__What you are asked to do__.
Skip the pictures. Set down, word for word, the lines from the start of the material up to and including the line with "(root) -- (t6);".

__Data provided__.
==================================================

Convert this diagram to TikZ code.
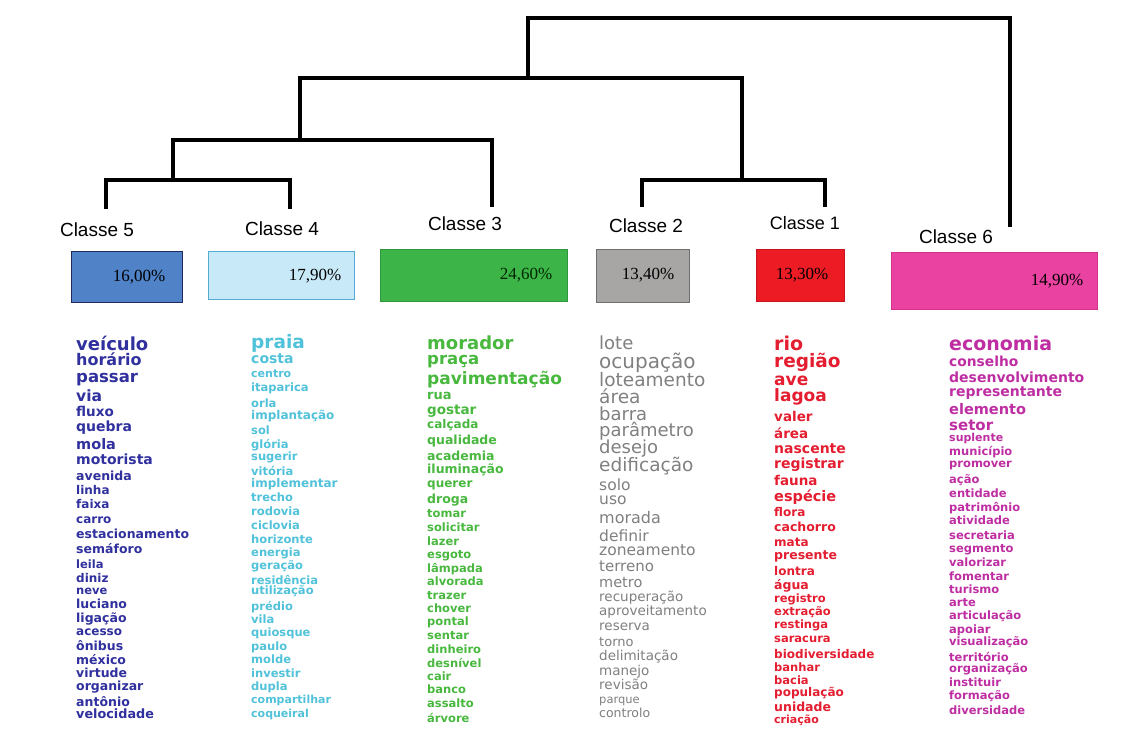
\documentclass[tikz,border=0pt]{standalone}
\usepackage{fontspec}
\setmainfont{Liberation Sans}
\newfontfamily\wordfont{DejaVu Sans}
\newfontfamily\pctfont{Liberation Serif}
\definecolor{cNavy}{RGB}{48,48,158}
\definecolor{cCyan}{RGB}{80,194,218}
\definecolor{cGreen}{RGB}{72,184,62}
\definecolor{cGray}{RGB}{128,128,128}
\definecolor{cRed}{RGB}{228,30,48}
\definecolor{cMag}{RGB}{190,46,162}
\definecolor{fBlue}{RGB}{80,130,200}
\definecolor{eBlue}{RGB}{32,40,92}
\definecolor{fLight}{RGB}{200,233,248}
\definecolor{eLight}{RGB}{84,172,212}
\definecolor{fGreen}{RGB}{60,180,72}
\definecolor{eGreen}{RGB}{50,150,60}
\definecolor{fGray}{RGB}{168,165,165}
\definecolor{eGray}{RGB}{110,110,110}
\definecolor{fRed}{RGB}{237,28,36}
\definecolor{eRed}{RGB}{200,20,30}
\definecolor{fMag}{RGB}{233,66,160}
\definecolor{eMag}{RGB}{210,50,140}
\begin{document}
\begin{tikzpicture}[x=1pt,y=-1pt,
  dend/.style={line width=3.6pt, line cap=rect, line join=miter},
  cls/.style={font=\fontsize{19}{19}\selectfont, inner sep=0},
  pbox/.style={draw, line width=1pt, anchor=north west, inner sep=0},
  pct/.style={font=\pctfont\fontsize{17}{17}\selectfont, inner sep=0}]
\useasboundingbox (0,0) rectangle (1132,749);
\fill[white] (0,0) rectangle (1132,749);

% class labels
\node[cls] (l5) at (97,230) {Classe 5};
\node[cls] (l4) at (282,229) {Classe 4};
\node[cls] (l3) at (465,224) {Classe 3};
\node[cls] (l2) at (646,226) {Classe 2};
\node[cls, font=\fontsize{18}{18}\selectfont] (l1) at (805,223) {Classe 1};
\node[cls] (l6) at (956,237) {Classe 6};

% dendrogram
\coordinate (t5) at (106,207);
\coordinate (t4) at (290,207);
\coordinate (t3) at (492,205);
\coordinate (t2) at (642,205);
\coordinate (t1) at (825,205);
\coordinate (t6) at (1010,225);
\coordinate (j54) at (173,180);
\coordinate (j543) at (300,140);
\coordinate (j21) at (742,180);
\coordinate (j5to1) at (528,78);
\coordinate (root) at (1010,18);
\draw[dend] (t5) |- (j54) -| (t4);
\draw[dend] (j54) |- (j543) -| (t3);
\draw[dend] (t2) |- (j21) -| (t1);
\draw[dend] (j543) |- (j5to1) -| (j21);
\draw[dend] (j5to1) |- (root) -- (t6);

% percentage boxes
\node[pbox, fill=fBlue, draw=eBlue, minimum width=111pt, minimum height=51pt] (b5) at (71,251) {};
\node[pbox, fill=fLight, draw=eLight, minimum width=146pt, minimum height=48pt] (b4) at (208,251) {};
\node[pbox, fill=fGreen, draw=eGreen, minimum width=187pt, minimum height=52pt] (b3) at (380,249) {};
\node[pbox, fill=fGray, draw=eGray, minimum width=93pt, minimum height=53pt] (b2) at (596,249) {};
\node[pbox, fill=fRed, draw=eRed, minimum width=88pt, minimum height=52pt] (b1) at (756,249) {};
\node[pbox, fill=fMag, draw=eMag, minimum width=206pt, minimum height=57pt] (b6) at (891,252) {};
\node[pct] (p5) at (139,277) {16,00\%};
\node[pct] (p4) at (315,276) {17,90\%};
\node[pct, text={black!85!green}] (p3) at (526,275) {24,60\%};
\node[pct] (p2) at (648,275) {13,40\%};
\node[pct] (p1) at (802,275) {13,30\%};
\node[pct] (p6) at (1057,281) {14,90\%};

% word lists
\foreach \w/\y/\s [count=\i] in {veículo/345/18, horário/361/16, passar/377.5/16.5, via/397/15.5, fluxo/413/13.5, quebra/428/14, mola/445/14.5, motorista/461/14, avenida/477/12.5, linha/491/12, faixa/505/12, carro/520/12, estacionamento/535/12.5, semáforo/550/12.5, leila/565/11.5, diniz/579/12, neve/591/11.5, luciano/605/12.5, ligação/619/12.5, acesso/632/12, ônibus/647/12.5, méxico/661/12.5, virtude/674/12.5, organizar/687/12.5, antônio/703/12.5, velocidade/715/12.8}
  \node[anchor=base west, inner sep=0, text=cNavy, font=\wordfont\bfseries\fontsize{\s}{\s}\selectfont] (c5w\i) at (76,{\y+0.28*\s}) {\w};

\foreach \w/\y/\s [count=\i] in {praia/343/18.5, costa/360/14, centro/374/11, itaparica/388/11.5, orla/404/11.5, implantação/416/12, sol/431/11.5, glória/445/11.5, sugerir/457/11.5, vitória/472/11.5, implementar/484/12, trecho/498/11.5, rodovia/512/11.5, ciclovia/526/11.5, horizonte/540/11.5, energia/553/11.5, geração/566/11.5, residência/581/11.5, utilização/591/11.5, prédio/607/11.5, vila/620/11.5, quiosque/633/11.5, paulo/647/11.5, molde/660/11.5, investir/674/11.5, dupla/687/11.5, compartilhar/700/11, coqueiral/714/11}
  \node[anchor=base west, inner sep=0, text=cCyan, font=\wordfont\bfseries\fontsize{\s}{\s}\selectfont] (c4w\i) at (251,{\y+0.28*\s}) {\w};

\foreach \w/\y/\s [count=\i] in {morador/344/18, praça/360/16.5, pavimentação/380/17, rua/396/13, gostar/411/13.5, calçada/425/12, qualidade/441/12.5, academia/457/12.5, iluminação/470/12.5, querer/484/12, droga/500/12.5, tomar/514/11.5, solicitar/528/11.5, lazer/542/11.5, esgoto/555/11.5, lâmpada/569/11.5, alvorada/582/11.5, trazer/596/11.5, chover/609/11.5, pontal/622/11.5, sentar/636/11.5, dinheiro/650/11.5, desnível/664/11.5, cair/677/11.5, banco/690/11.5, assalto/704/11.5, árvore/719/11.5}
  \node[anchor=base west, inner sep=0, text=cGreen, font=\wordfont\bfseries\fontsize{\s}{\s}\selectfont] (c3w\i) at (427,{\y+0.28*\s}) {\w};

\foreach \w/\y/\s [count=\i] in {lote/344/18, ocupação/363/20, loteamento/381/18.5, área/398/18.5, barra/415/18, parâmetro/431/18, desejo/448/18, edificação/466/18.5, solo/486/15.5, uso/500/15.5, morada/519/16, definir/537/15.5, zoneamento/551/15.5, terreno/567/15, metro/583/14.5, recuperação/598/13.5, aproveitamento/612/13.5, reserva/627/13.5, torno/643/13, delimitação/657/13.5, manejo/672/13.5, revisão/686/13.5, parque/700/11.5, controlo/714/12.5}
  \node[anchor=base west, inner sep=0, text=cGray, font=\wordfont\fontsize{\s}{\s}\selectfont] (c2w\i) at (599,{\y+0.28*\s}) {\w};

\foreach \w/\y/\s [count=\i] in {rio/345/19, região/362/18.5, ave/381/17, lagoa/397/17, valer/418/13.5, área/435/13.5, nascente/450/14, registrar/465/14, fauna/482/13.5, espécie/497/14.5, flora/513/12, cachorro/528/12.5, mata/543/12, presente/556/12.5, lontra/572/12, água/586/12.5, registro/599/11.5, extração/612/11.5, restinga/625/11.5, saracura/639/11.5, biodiversidade/655/12, banhar/668/11.5, bacia/681/11.5, população/693/12, unidade/708/12.5, criação/720/11}
  \node[anchor=base west, inner sep=0, text=cRed, font=\wordfont\bfseries\fontsize{\s}{\s}\selectfont] (c1w\i) at (774,{\y+0.28*\s}) {\w};

\foreach \w/\y/\s [count=\i] in {economia/345/19, conselho/363/13.8, desenvolvimento/379/14, representante/393/14, elemento/410/14.5, setor/426/15, suplente/438/11, município/452/11.5, promover/464/11.5, ação/480/11.5, entidade/494/11.5, patrimônio/508/11.5, atividade/521/11.5, secretaria/536/11.5, segmento/549/11.5, valorizar/563/11.5, fomentar/577/11.5, turismo/590/11.5, arte/603/11.5, articulação/616/11.5, apoiar/630/11.5, visualização/642/11.5, território/658/11.5, organização/669/11.5, instituir/683/11.5, formação/696/11.5, diversidade/711/11.5}
  \node[anchor=base west, inner sep=0, text=cMag, font=\wordfont\bfseries\fontsize{\s}{\s}\selectfont] (c6w\i) at (949,{\y+0.28*\s}) {\w};
\end{tikzpicture}
\end{document}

==================================================

__Written answer__.
Convert this diagram to TikZ code.
\documentclass[tikz,border=0pt]{standalone}
\usepackage{fontspec}
\setmainfont{Liberation Sans}
\newfontfamily\wordfont{DejaVu Sans}
\newfontfamily\pctfont{Liberation Serif}
\definecolor{cNavy}{RGB}{48,48,158}
\definecolor{cCyan}{RGB}{80,194,218}
\definecolor{cGreen}{RGB}{72,184,62}
\definecolor{cGray}{RGB}{128,128,128}
\definecolor{cRed}{RGB}{228,30,48}
\definecolor{cMag}{RGB}{190,46,162}
\definecolor{fBlue}{RGB}{80,130,200}
\definecolor{eBlue}{RGB}{32,40,92}
\definecolor{fLight}{RGB}{200,233,248}
\definecolor{eLight}{RGB}{84,172,212}
\definecolor{fGreen}{RGB}{60,180,72}
\definecolor{eGreen}{RGB}{50,150,60}
\definecolor{fGray}{RGB}{168,165,165}
\definecolor{eGray}{RGB}{110,110,110}
\definecolor{fRed}{RGB}{237,28,36}
\definecolor{eRed}{RGB}{200,20,30}
\definecolor{fMag}{RGB}{233,66,160}
\definecolor{eMag}{RGB}{210,50,140}
\begin{document}
\begin{tikzpicture}[x=1pt,y=-1pt,
  dend/.style={line width=3.6pt, line cap=rect, line join=miter},
  cls/.style={font=\fontsize{19}{19}\selectfont, inner sep=0},
  pbox/.style={draw, line width=1pt, anchor=north west, inner sep=0},
  pct/.style={font=\pctfont\fontsize{17}{17}\selectfont, inner sep=0}]
\useasboundingbox (0,0) rectangle (1132,749);
\fill[white] (0,0) rectangle (1132,749);

% class labels
\node[cls] (l5) at (97,230) {Classe 5};
\node[cls] (l4) at (282,229) {Classe 4};
\node[cls] (l3) at (465,224) {Classe 3};
\node[cls] (l2) at (646,226) {Classe 2};
\node[cls, font=\fontsize{18}{18}\selectfont] (l1) at (805,223) {Classe 1};
\node[cls] (l6) at (956,237) {Classe 6};

% dendrogram
\coordinate (t5) at (106,207);
\coordinate (t4) at (290,207);
\coordinate (t3) at (492,205);
\coordinate (t2) at (642,205);
\coordinate (t1) at (825,205);
\coordinate (t6) at (1010,225);
\coordinate (j54) at (173,180);
\coordinate (j543) at (300,140);
\coordinate (j21) at (742,180);
\coordinate (j5to1) at (528,78);
\coordinate (root) at (1010,18);
\draw[dend] (t5) |- (j54) -| (t4);
\draw[dend] (j54) |- (j543) -| (t3);
\draw[dend] (t2) |- (j21) -| (t1);
\draw[dend] (j543) |- (j5to1) -| (j21);
\draw[dend] (j5to1) |- (root) -- (t6);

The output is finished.